Gun Control & RKBA
In reply to the discussion: I need help, re: guns and gun control. [View all]krispos42
(49,445 posts)Part 1:
As Chief Executive, Obama has the power to issue executive orders, and appoint powerful people, that can make buying, selling, owning, lawfully using, and transporting guns difficult. He can do this even if Congress doesn't add, subtract, or change any legislation.
As a community organizer, state senator, and federal senator, Obama supported and promoted several anti-gun measures that are the mainstay of the gun-control movement: assault weapons ban, magazine-capacity limit, etc.
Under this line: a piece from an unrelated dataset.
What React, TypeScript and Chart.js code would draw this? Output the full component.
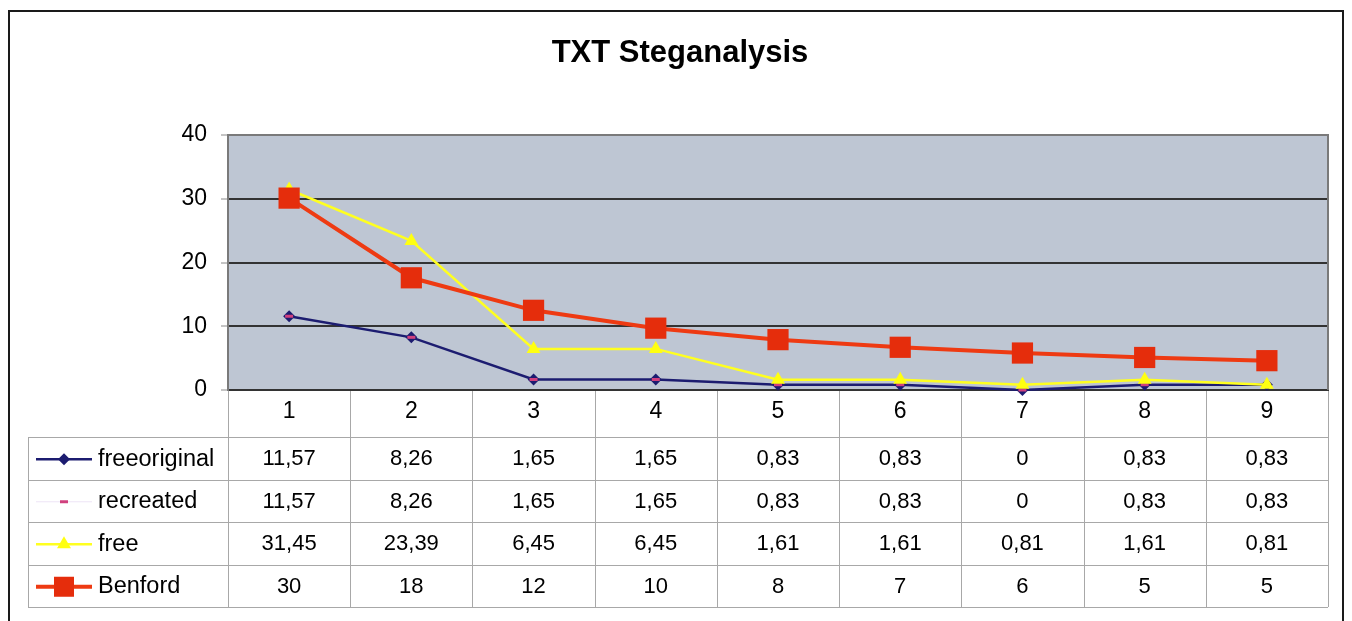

The fear was that, based on his history, once in a position to issue those executive orders and appoint those high-powered officials, he would act in such a manner as he was able to in order to achieve his previously-stated goals.
Part 2:
As a Democrat, President Obama is the titular head of the Democratic Party. And since the party platform and a couple of decades of experience have shown that the party is dedicated to being anti-gun. Naturally, they would assume that Congressional Democrats would work towards this (especially after the huge majorities we had in 2008). And that Obama, even if he wasn't personally a frothing anti-gun person, would not take a public stand against anti-gun legislation, would not work with Congress to get it removed from legislation, and wouldn't veto it if it made it to his desk.
The fear was that dedicated Democrats might pass anti-gun laws and that Obama would sign them, even if he wasn't that keen on it.
Part 3:
The NRA is right on the technical legal issues. Unfortunately, they coach this rightness in overly-emotional and somewhat wild-eyed rhetoric.
I hesitate to call them "paranoid", for the simple fact that repetitive questioning can make a person seem paranoid. Always asking "but why do you need..." eventually make the answer sound defensive.